News: Bis über die Ohren und total verrückt
Die Psychiaterin Donatelle Marazziti von der Universität Pisa wollte sich mit solchen unbewiesenen Allgemeinplätzen nicht begnügen und verglich frisch verliebte Studierende mit Menschen, die an einer Zwangsstörung leiden. Letztgenannte quälen ständig zermürbende Angstgefühle, die sie veranlassen, immer wieder ritualisierte Handlungen zu wiederholen. Dabei kann der Zwang, sich zum Beispiel andauernd die Hände zu waschen oder alles exakt rechtwinklig anzuordnen, zum zentralen Punkt im Leben des Patienten werden. 1990 hatte Marazziti entdeckt, daß im Gehirn dieser Menschen der Neurotransmitter Serotonin vermindert war. Serotonin spielt jedoch eine wichtige Rolle als Übermittler von Nervensignalen, besonders wenn es um die Stimmung und emotionale Verfassung geht.
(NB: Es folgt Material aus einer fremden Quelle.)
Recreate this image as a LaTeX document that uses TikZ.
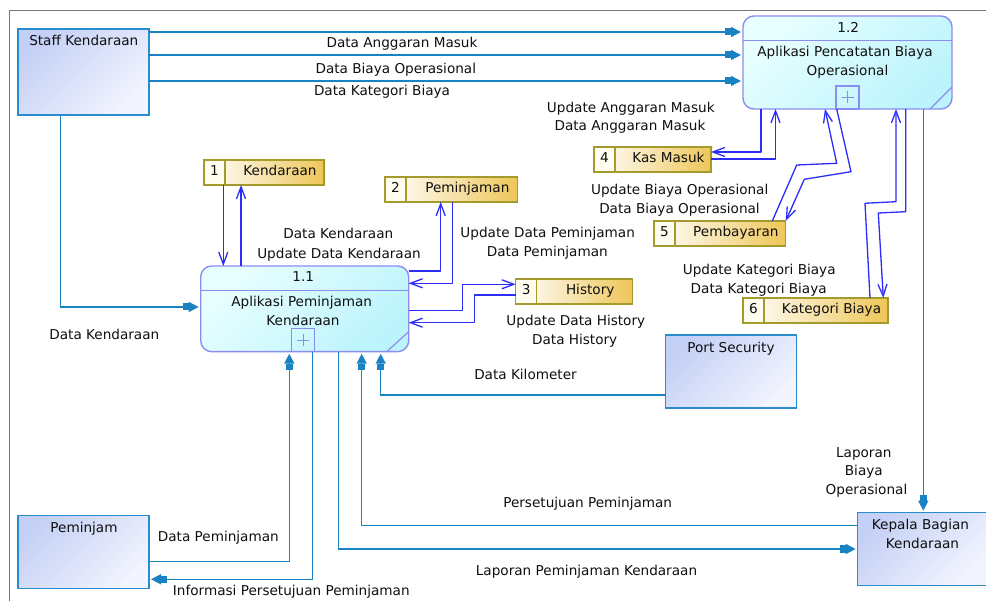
\documentclass[tikz,border=0pt]{standalone}
\usepackage{fontspec}
\setmainfont{DejaVu Sans}
\usetikzlibrary{arrows.meta,calc}

\definecolor{entborder}{RGB}{40,140,205}
\definecolor{entflow}{RGB}{25,130,195}
\definecolor{entA}{RGB}{196,208,245}
\definecolor{entB}{RGB}{242,244,254}
\definecolor{procborder}{RGB}{140,140,240}
\definecolor{procA}{RGB}{232,255,255}
\definecolor{procB}{RGB}{188,244,252}
\definecolor{stborder}{RGB}{165,155,45}
\definecolor{stgold}{RGB}{238,198,88}
\definecolor{stcell}{RGB}{255,253,240}
\definecolor{stflow}{RGB}{45,45,250}
\definecolor{framegray}{RGB}{120,120,120}
\definecolor{txt}{RGB}{15,15,15}

\begin{document}
\begin{tikzpicture}[x=1pt,y=-1pt, font=\fontsize{13.6}{19}\selectfont,
  ent/.style={draw=entborder, line width=1.5pt, top color=entA, bottom color=entB,
    shading angle=45, anchor=north west, inner sep=0, outer sep=0},
  proc/.style={draw=procborder, line width=1.4pt, rounded corners=11pt,
    top color=procA, bottom color=procB, shading angle=45,
    anchor=north west, inner sep=0, outer sep=0},
  procline/.style={draw=procborder, line width=1.2pt},
  plusbox/.style={draw=procborder, line width=1.2pt, minimum width=23pt,
    minimum height=23pt, inner sep=0, outer sep=0, anchor=south,
    path picture={
      \draw[procborder, line width=1pt]
        ([xshift=-6pt]path picture bounding box.center) --
        ([xshift=6pt]path picture bounding box.center)
        ([yshift=-6pt]path picture bounding box.center) --
        ([yshift=6pt]path picture bounding box.center);}},
  store/.style={draw=stborder, line width=1.4pt, fill=stcell, anchor=north west,
    inner sep=0, outer sep=0, minimum height=25pt, text=txt,
    text height=9.8pt, text depth=2.8pt,
    path picture={
      \shade[left color=white, right color=stgold]
        ([xshift=21pt]path picture bounding box.north west) rectangle
        (path picture bounding box.south east);
      \draw[stborder, line width=1.4pt]
        ([xshift=21pt]path picture bounding box.north west) --
        ([xshift=21pt]path picture bounding box.south west);}},
  stnum/.style={anchor=center, xshift=10.5pt, inner sep=0, text=txt,
    text height=9.8pt, text depth=2.8pt},
  lbl/.style={anchor=base, inner sep=0, text=txt},
  eflow/.style={draw=entflow, line width=1.5pt, shorten >=2pt,
    -{Rectangle[length=6pt,width=7pt]Triangle[length=10pt,width=10pt]}},
  sflow/.style={draw=stflow, line width=1.3pt, line join=round,
    -{Straight Barb[length=12pt,width=9pt]}},
]
\useasboundingbox (0,0) rectangle (986,601);

% outer frame
\draw[framegray, line width=1.3pt] (9.3,602) -- (9.3,10.7) -- (987,10.7);

% external entities
\node[ent, minimum width=131pt, minimum height=86pt] (staff) at (18,29) {};
\node[ent, minimum width=131pt, minimum height=72.6pt] (pem) at (18,515.7) {};
\node[ent, minimum width=131pt, minimum height=73pt] (port) at (665.7,335) {};
\node[ent, minimum width=131pt, minimum height=73pt] (kep) at (857.7,512.7) {};
\node[lbl] (tStaff) at (83.8,46) {Staff Kendaraan};
\node[lbl] (tPem) at (84,532.3) {Peminjam};
\node[lbl] (tPort) at (731,352.3) {Port Security};
\node[lbl] (tKep1) at (920.5,529.3) {Kepala Bagian};
\node[lbl] (tKep2) at (922.5,548.3) {Kendaraan};

% process 1.2
\node[proc, minimum width=209pt, minimum height=93pt] (p12) at (743,16) {};
\draw[procline] ($(p12.north west)+(0,24.7)$) -- ($(p12.north east)+(0,24.7)$);
\draw[procline] ($(p12.south east)+(-22,0)$) -- ($(p12.south east)+(0,-22)$);
\node[plusbox] (p12plus) at (p12.south -| 847.5,0) {};
\node[lbl] (tP12n) at (848.3,32.3) {1.2};
\node[lbl] (tP12a) at (845,56.5) {Aplikasi Pencatatan Biaya};
\node[lbl] (tP12b) at (847.5,75.5) {Operasional};

% process 1.1
\node[proc, minimum width=208pt, minimum height=85.7pt] (p11) at (200.7,266) {};
\draw[procline] ($(p11.north west)+(0,24.7)$) -- ($(p11.north east)+(0,24.7)$);
\draw[procline] ($(p11.south east)+(-22,0)$) -- ($(p11.south east)+(0,-20)$);
\node[plusbox] (p11plus) at (p11.south -| 303.3,0) {};
\node[lbl] (tP11n) at (303.3,281.7) {1.1};
\node[lbl] (tP11a) at (301.7,306.7) {Aplikasi Peminjaman};
\node[lbl] (tP11b) at (303,326) {Kendaraan};

% data stores
\node[store, minimum width=120pt, label={[stnum, name=st1n]west:1}] (st1) at (204,160) {\hspace*{32pt}Kendaraan};
\node[store, minimum width=132.7pt, label={[stnum, name=st2n]west:2}] (st2) at (385,177) {\hspace*{32pt}Peminjaman};
\node[store, minimum width=117pt, label={[stnum, name=st3n]west:3}] (st3) at (515.7,279) {\hspace*{32pt}History};
\node[store, minimum width=117pt, label={[stnum, name=st4n]west:4}] (st4) at (594,147) {\hspace*{32pt}Kas Masuk};
\node[store, minimum width=131.7pt, label={[stnum, name=st5n]west:5}] (st5) at (654,221) {\hspace*{32pt}Pembayaran};
\node[store, minimum width=145pt, label={[stnum, name=st6n]west:6}] (st6) at (743,298) {\hspace*{32pt}Kategori Biaya};

% flows between entities and processes
\draw[eflow] (staff.east |- 0,32) -- (p12.west |- 0,32);
\draw[eflow] (staff.east |- 0,55) -- (p12.west |- 0,55);
\draw[eflow] (staff.east |- 0,81) -- (p12.west |- 0,81);
\draw[eflow] (staff.south -| 60.7,0) |- (p11.west |- 0,307);
\draw[eflow] (pem.east |- 0,561.7) -| (p11.south -| 289.3,0);
\draw[eflow] (p11.south -| 312.7,0) |- (pem.east |- 0,579.3);
\draw[eflow] (p11.south -| 338.7,0) |- (kep.west |- 0,549);
\draw[eflow] (kep.west |- 0,525.7) -| (p11.south -| 361.7,0);
\draw[eflow] (port.west |- 0,395) -| (p11.south -| 380.7,0);
\draw[eflow] (p12.south -| 923.3,0) -- (kep.north -| 923.3,0);

% flows between processes and data stores
\draw[sflow] (st1.south -| 223.3,0) -- (p11.north -| 223.3,0);
\draw[sflow] (p11.north -| 241,0) -- (st1.south -| 241,0);
\draw[sflow] (p11.east |- 0,271) -| (st2.south -| 440.7,0);
\draw[sflow] (st2.south -| 452.3,0) |- (p11.east |- 0,283.3);
\draw[sflow] (p11.east |- 0,310.7) -- (462.7,310.7) |- (st3.west |- 0,284.3);
\draw[sflow] (st3.west |- 0,295) -- (474.3,295) |- (p11.east |- 0,322.7);
\draw[sflow] (p12.south -| 761,0) |- (st4.east |- 0,152);
\draw[sflow] (st4.east |- 0,159) -| (p12.south -| 775.5,0);
\draw[sflow] (st5.north -| 772.3,0) -- (796.7,165) -- (836.7,163.3) -- (p12.south -| 825,0);
\draw[sflow] (p12.south -| 836.7,0) -- (851,171.7) -- (804.3,179.3) -- (st5.north east);
\draw[sflow] (st6.north -| 870,0) -- (865,203.3) -- (896,201.7) -- (p12.south -| 896,0);
\draw[sflow] (p12.south -| 905.7,0) -- (905.7,211.7) -- (878.3,213) -- (st6.north -| 883.3,0);

% flow labels
\node[lbl] (f1) at (402,47.7) {Data Anggaran Masuk};
\node[lbl] (f2) at (395.8,74) {Data Biaya Operasional};
\node[lbl] (f3) at (382,95.7) {Data Kategori Biaya};
\node[lbl] (f4) at (630.8,112.7) {Update Anggaran Masuk};
\node[lbl] (f5) at (630,131) {Data Anggaran Masuk};
\node[lbl] (f6) at (338.3,239) {Data Kendaraan};
\node[lbl] (f7) at (339,258.3) {Update Data Kendaraan};
\node[lbl] (f8) at (547.7,237.7) {Update Data Peminjaman};
\node[lbl] (f9) at (547.3,256.7) {Data Peminjaman};
\node[lbl] (f10) at (575.8,326) {Update Data History};
\node[lbl] (f11) at (574.7,344.3) {Data History};
\node[lbl] (f12) at (679.7,195) {Update Biaya Operasional};
\node[lbl] (f13) at (679.5,214) {Data Biaya Operasional};
\node[lbl] (f14) at (759.2,275) {Update Kategori Biaya};
\node[lbl] (f15) at (758.7,294) {Data Kategori Biaya};
\node[lbl] (f16) at (104.3,340) {Data Kendaraan};
\node[lbl] (f17) at (218.3,541) {Data Peminjaman};
\node[lbl] (f18) at (291.3,595.7) {Informasi Persetujuan Peminjaman};
\node[lbl] (f19) at (525.5,380) {Data Kilometer};
\node[lbl] (f20a) at (863.8,457.3) {Laporan};
\node[lbl] (f20b) at (863.8,476) {Biaya};
\node[lbl] (f20c) at (866.5,494.3) {Operasional};
\node[lbl] (f21) at (587.7,507.3) {Persetujuan Peminjaman};
\node[lbl] (f22) at (586.5,576) {Laporan Peminjaman Kendaraan};
\end{tikzpicture}
\end{document}
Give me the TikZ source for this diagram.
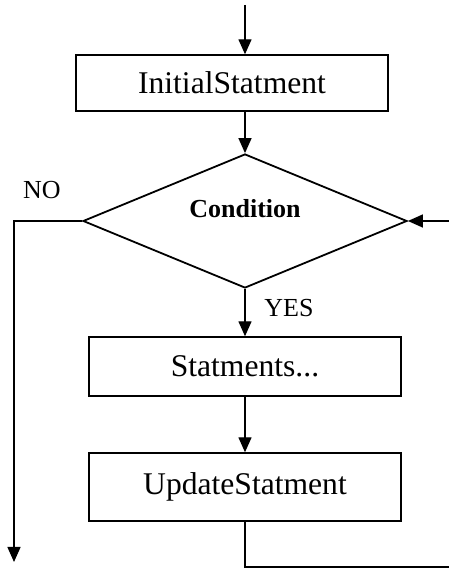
\documentclass[tikz,border=0pt]{standalone}
\usepackage{fontspec}
\setmainfont{Liberation Serif}
\usetikzlibrary{shapes.geometric,arrows.meta}
\begin{document}
\begin{tikzpicture}[x=1pt,y=1pt,
box/.style ={rectangle, draw, line width=1.4pt,
  minimum width=312pt, inner sep=0pt,
  font=\fontsize{31.6}{36}\selectfont
},
decide/.style ={diamond, draw, line width=1.8pt,
  minimum width=324pt, minimum height=134pt, inner sep=0pt
},
lbl/.style ={inner sep=0pt, font=\fontsize{26}{30}\selectfont},
flow/.style ={line width=1.4pt, -{Triangle[length=15pt,width=13pt]}}
]
\useasboundingbox (0,0) rectangle (448,568);
\node (init) at (232,485) [box, minimum height=56pt] {InitialStatment};
\node (cond) at (245,347) [decide] {};
\node (condtxt) at (245,359) [lbl] {\bfseries Condition};
\node (stmt) at (245,201.5) [box, minimum height=59pt] {Statments...};
\node (upd) at (245,81) [box, minimum height=68pt] {UpdateStatment};

\node (no) at (42,378) [lbl] {NO};
\node (yes) at (289,260) [lbl] {YES};

\coordinate (top) at (245,563);
\coordinate (exit) at (14,6);
\coordinate (back) at (450,1);

\draw[flow] (top) -- (top |- init.north);
\draw[flow] (top |- init.south) -- (cond.north);
\draw[flow] (cond.south) -- (stmt.north);
\draw[flow] (stmt.south) -- (upd.north);
\draw[flow] (cond.west) -| (exit);
\draw[flow] (upd.south) |- (back) -- (back |- cond) -- (cond.east);
\end{tikzpicture}
\end{document}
Zusammen mit ihren Teamkollegen untersuchte Marazziti die Serotoninspiegel bei zwanzig frisch verliebten Studierenden sowie zwanzig Personen mit Zwangsstörungen. Zum Erstaunen der Wissenschaftler wiesen beide Gruppen den gleichen Neurotransmittermangel auf (New Scientist vom 31. Juli 1999). "Es wird ja oft gesagt, daß man ein bißchen verrückt sei, wenn man verliebt ist", sagt Marazziti. "Anscheinend ist da was wahres dran."
Für die meisten Verliebten geht das emotionale Abenteuer aber glimpflich aus. Ein Jahr nach dem ersten Test hatten sich die Serotonin-Werte der Studierenden wieder erholt. Doch wie so viele Drogen, die sich auf Botenstoffe im Gehirn auswirken, kann auch Verliebtheit süchtig machen. Die professionelle Partnervermittlerin Lucy Selleck meint: "Anscheinend werden manche Leute süchtig danach, sich zu verlieben." Wenn das Gefühl schwächer zu werden droht, schauen sie sich nach dem nächsten "Aufputsch-Helfer" um. Vielleicht hat die Natur es doch etwas zu gut gemeint mit den Verliebten?